> **The exercise**: From the entries below, gather each line containing the word "with".

> **Working data**:
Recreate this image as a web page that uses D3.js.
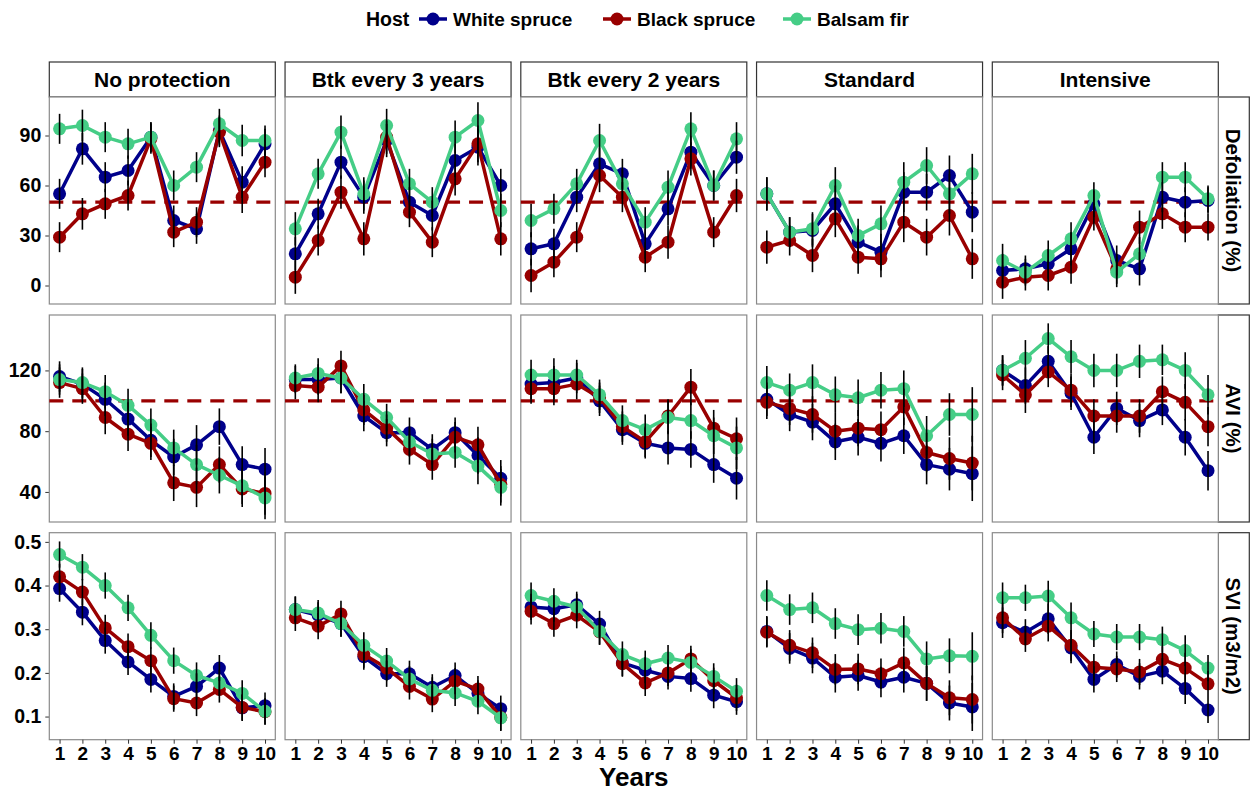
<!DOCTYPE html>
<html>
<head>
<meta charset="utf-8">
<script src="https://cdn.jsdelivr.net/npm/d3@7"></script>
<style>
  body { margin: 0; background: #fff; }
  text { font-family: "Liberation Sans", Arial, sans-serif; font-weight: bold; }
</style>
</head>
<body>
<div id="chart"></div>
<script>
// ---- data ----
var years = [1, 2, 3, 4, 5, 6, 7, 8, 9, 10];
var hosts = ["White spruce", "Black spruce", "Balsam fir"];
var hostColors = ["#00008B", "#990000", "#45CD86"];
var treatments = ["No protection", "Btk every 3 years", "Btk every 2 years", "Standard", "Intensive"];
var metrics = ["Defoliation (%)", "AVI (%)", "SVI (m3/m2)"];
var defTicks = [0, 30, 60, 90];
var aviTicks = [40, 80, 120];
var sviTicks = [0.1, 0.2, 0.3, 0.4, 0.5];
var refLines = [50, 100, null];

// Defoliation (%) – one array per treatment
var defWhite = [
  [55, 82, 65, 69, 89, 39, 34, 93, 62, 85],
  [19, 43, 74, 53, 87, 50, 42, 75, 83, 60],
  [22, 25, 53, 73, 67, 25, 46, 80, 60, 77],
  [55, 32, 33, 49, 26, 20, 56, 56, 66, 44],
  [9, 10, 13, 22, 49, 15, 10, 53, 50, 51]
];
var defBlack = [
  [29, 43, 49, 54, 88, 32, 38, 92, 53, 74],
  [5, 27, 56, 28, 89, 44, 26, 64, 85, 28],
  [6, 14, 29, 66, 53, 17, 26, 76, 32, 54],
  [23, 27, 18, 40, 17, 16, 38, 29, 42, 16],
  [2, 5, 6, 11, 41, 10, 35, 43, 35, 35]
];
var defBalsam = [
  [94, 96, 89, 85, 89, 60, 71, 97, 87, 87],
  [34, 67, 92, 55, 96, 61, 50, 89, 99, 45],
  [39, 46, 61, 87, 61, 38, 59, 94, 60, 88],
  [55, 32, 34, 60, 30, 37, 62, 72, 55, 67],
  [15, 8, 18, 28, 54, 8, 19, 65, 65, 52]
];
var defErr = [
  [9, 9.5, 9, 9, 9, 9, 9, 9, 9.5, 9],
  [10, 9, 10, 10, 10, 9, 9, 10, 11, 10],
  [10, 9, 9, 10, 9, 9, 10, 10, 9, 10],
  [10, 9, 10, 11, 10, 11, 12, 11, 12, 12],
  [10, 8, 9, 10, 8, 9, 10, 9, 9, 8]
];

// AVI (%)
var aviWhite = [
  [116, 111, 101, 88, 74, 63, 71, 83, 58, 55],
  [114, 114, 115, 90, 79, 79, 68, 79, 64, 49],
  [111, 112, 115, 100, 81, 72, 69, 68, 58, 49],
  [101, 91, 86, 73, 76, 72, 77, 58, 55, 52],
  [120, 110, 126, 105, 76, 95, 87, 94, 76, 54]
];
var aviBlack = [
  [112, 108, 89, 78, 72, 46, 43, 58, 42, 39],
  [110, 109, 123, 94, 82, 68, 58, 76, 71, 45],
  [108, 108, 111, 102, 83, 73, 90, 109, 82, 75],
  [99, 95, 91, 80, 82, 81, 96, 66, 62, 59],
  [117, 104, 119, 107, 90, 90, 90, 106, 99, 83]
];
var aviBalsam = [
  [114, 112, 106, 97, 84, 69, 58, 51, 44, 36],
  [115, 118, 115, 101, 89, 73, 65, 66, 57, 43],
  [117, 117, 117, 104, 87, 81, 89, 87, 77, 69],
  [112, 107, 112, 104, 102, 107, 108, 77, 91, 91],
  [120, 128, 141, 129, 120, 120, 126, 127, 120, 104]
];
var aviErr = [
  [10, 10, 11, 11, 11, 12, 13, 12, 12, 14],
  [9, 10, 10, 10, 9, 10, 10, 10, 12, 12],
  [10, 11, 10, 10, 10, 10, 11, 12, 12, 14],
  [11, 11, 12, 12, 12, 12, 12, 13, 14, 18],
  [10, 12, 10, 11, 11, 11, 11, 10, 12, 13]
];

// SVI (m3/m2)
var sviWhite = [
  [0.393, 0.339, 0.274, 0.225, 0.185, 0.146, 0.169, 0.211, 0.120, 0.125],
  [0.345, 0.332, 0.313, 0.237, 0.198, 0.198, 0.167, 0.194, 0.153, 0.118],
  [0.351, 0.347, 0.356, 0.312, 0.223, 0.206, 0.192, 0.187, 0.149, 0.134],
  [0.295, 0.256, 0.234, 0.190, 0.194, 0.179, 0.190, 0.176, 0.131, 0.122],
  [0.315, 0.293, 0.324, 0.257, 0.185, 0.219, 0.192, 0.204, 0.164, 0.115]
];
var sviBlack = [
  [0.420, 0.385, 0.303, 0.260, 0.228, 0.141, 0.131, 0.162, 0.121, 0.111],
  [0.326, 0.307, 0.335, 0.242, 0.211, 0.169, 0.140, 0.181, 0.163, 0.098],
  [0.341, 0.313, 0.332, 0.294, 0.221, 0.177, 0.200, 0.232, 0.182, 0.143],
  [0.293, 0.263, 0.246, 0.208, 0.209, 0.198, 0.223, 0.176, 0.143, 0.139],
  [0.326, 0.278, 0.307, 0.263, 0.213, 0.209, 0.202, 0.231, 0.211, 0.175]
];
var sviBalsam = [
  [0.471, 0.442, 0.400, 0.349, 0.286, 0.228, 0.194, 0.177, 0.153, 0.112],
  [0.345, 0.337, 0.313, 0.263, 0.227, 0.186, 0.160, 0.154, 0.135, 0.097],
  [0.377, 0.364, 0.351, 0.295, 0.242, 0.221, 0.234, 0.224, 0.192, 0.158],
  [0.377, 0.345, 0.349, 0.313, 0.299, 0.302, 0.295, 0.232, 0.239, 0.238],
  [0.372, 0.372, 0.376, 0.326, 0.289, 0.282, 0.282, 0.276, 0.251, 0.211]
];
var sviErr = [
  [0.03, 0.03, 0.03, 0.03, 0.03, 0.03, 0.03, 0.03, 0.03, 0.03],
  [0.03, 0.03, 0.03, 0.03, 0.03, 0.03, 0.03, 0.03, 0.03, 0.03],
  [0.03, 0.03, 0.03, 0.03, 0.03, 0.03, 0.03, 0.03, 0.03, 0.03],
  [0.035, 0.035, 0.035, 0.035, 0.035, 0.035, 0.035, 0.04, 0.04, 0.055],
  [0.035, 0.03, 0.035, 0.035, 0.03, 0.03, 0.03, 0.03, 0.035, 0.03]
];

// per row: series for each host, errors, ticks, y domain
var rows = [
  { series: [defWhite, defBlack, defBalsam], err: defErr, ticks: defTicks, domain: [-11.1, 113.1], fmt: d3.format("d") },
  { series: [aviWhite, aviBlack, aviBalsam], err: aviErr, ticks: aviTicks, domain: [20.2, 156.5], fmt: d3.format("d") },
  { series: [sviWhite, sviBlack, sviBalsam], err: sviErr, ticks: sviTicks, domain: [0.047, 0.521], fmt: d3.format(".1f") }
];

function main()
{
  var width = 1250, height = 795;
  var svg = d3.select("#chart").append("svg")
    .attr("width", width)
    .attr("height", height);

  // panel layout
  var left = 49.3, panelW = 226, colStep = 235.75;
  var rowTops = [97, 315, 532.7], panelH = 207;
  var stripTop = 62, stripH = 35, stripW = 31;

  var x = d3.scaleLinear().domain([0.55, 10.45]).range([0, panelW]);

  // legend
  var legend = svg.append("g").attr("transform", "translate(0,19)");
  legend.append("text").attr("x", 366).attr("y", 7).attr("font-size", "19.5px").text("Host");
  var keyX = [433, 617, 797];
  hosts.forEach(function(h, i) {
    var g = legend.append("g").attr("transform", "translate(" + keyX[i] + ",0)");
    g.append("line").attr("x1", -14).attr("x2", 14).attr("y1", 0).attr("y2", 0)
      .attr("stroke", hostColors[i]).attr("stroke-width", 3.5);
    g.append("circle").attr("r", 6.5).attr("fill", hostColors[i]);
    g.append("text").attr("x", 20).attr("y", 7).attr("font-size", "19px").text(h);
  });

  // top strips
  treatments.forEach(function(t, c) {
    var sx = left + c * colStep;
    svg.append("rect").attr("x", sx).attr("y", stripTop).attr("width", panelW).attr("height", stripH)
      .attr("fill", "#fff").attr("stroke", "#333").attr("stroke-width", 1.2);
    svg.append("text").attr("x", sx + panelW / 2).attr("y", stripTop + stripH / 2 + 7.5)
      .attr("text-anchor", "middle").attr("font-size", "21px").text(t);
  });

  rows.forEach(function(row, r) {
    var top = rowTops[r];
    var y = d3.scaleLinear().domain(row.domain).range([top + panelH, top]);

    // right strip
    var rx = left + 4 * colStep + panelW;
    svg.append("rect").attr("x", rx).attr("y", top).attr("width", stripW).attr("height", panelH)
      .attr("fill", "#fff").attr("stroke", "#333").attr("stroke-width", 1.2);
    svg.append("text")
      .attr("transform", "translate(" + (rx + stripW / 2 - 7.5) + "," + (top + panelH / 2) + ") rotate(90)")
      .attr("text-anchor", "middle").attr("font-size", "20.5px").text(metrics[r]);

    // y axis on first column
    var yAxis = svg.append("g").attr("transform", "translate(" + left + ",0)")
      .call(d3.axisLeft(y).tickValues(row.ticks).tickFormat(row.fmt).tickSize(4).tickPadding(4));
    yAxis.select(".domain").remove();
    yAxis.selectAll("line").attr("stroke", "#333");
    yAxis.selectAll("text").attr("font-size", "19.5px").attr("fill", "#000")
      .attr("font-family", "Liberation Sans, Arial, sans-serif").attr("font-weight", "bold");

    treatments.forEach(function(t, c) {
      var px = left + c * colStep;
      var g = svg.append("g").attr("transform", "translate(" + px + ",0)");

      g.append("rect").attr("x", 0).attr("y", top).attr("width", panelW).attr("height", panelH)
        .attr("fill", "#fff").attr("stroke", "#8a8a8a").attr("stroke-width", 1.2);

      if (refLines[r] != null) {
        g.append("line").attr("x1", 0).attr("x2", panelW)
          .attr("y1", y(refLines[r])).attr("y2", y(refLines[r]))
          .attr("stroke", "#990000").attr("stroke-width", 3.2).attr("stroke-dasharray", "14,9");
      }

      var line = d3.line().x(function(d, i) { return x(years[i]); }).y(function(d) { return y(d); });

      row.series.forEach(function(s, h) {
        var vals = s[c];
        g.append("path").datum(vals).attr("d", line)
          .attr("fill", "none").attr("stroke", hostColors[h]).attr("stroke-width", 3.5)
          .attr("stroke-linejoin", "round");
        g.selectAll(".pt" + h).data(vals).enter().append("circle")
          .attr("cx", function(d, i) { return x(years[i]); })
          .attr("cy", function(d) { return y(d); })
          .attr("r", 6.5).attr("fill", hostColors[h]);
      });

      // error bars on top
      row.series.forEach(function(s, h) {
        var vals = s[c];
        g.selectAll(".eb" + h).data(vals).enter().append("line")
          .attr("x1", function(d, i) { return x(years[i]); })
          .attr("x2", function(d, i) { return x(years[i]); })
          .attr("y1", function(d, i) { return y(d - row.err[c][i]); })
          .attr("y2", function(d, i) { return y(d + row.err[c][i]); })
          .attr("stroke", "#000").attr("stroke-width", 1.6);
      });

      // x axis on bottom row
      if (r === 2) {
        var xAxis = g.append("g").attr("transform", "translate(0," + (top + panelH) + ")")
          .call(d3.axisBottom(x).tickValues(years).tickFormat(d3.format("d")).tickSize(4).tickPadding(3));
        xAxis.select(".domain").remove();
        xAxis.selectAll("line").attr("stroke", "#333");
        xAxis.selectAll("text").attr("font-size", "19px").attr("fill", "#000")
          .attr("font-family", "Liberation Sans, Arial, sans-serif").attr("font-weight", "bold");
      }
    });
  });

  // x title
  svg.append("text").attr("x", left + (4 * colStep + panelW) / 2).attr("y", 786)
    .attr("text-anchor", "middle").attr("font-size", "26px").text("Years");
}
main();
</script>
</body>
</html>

...

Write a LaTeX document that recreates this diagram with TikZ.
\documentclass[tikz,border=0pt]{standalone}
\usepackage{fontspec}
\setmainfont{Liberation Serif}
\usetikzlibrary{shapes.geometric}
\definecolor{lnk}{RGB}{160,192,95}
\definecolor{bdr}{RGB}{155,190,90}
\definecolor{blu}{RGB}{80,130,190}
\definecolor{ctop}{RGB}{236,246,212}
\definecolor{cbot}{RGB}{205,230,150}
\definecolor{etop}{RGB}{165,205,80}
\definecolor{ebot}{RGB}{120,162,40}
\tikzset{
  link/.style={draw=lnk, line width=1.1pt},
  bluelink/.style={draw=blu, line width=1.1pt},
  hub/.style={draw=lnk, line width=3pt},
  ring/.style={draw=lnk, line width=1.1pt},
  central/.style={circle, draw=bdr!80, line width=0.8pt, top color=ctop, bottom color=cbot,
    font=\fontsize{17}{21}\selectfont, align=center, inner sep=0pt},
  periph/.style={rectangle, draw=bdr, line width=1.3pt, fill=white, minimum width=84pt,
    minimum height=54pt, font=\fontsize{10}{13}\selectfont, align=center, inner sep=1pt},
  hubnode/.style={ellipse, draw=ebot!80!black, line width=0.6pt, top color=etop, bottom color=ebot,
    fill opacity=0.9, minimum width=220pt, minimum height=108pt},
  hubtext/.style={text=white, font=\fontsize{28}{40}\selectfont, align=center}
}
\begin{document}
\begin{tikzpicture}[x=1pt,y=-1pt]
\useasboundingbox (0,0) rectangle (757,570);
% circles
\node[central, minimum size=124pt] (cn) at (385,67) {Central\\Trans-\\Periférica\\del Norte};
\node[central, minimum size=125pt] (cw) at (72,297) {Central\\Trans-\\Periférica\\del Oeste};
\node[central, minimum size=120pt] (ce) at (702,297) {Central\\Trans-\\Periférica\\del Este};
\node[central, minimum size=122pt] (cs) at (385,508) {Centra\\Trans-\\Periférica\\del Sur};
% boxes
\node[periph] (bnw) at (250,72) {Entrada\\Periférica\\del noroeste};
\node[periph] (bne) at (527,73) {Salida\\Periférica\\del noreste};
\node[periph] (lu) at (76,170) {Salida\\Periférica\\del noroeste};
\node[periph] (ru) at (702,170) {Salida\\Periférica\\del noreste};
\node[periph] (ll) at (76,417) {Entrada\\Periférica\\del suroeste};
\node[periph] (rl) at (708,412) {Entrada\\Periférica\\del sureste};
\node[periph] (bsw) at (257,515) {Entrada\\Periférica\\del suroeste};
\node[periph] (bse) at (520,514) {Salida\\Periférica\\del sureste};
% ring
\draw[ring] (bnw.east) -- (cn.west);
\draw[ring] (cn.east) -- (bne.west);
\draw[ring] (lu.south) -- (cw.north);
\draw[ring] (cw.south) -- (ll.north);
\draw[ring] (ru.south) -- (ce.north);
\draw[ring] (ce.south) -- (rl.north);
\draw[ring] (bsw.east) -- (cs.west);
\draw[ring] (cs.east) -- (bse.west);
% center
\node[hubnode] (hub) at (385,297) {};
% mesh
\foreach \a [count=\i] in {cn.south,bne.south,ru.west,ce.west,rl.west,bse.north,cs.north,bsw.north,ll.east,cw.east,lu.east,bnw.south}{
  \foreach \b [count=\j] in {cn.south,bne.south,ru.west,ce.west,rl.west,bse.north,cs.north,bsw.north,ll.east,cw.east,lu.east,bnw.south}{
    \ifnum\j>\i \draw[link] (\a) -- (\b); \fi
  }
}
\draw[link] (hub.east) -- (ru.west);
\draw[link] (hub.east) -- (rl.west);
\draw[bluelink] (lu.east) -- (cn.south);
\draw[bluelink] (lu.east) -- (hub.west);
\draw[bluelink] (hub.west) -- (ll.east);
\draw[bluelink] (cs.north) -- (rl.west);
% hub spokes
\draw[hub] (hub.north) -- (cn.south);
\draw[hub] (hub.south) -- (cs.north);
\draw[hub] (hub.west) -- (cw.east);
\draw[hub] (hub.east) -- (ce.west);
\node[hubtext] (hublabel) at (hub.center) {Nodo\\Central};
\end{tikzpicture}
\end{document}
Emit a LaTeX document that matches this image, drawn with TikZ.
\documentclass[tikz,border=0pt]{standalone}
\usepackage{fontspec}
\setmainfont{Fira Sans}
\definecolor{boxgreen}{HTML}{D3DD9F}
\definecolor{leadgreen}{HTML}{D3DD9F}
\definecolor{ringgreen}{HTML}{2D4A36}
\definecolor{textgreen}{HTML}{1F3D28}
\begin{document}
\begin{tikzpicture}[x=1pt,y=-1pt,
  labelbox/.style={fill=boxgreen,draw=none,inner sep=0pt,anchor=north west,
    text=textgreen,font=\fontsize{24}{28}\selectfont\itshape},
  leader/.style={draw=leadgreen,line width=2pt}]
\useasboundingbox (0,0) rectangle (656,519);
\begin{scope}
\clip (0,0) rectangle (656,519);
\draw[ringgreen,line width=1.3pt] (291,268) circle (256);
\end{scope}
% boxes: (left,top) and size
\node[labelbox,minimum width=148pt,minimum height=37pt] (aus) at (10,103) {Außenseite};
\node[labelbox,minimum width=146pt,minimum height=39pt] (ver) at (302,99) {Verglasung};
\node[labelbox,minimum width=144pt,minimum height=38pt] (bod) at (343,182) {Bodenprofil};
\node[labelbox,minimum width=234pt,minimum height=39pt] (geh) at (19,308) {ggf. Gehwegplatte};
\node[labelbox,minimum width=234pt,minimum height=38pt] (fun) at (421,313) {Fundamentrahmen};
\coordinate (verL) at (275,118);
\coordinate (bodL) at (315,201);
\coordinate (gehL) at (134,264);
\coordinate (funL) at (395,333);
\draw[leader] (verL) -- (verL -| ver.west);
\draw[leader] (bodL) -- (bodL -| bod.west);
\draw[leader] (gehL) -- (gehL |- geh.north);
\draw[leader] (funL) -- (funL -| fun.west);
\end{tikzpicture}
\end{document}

> **The answer**:
Write a LaTeX document that recreates this diagram with TikZ.
Emit a LaTeX document that matches this image, drawn with TikZ.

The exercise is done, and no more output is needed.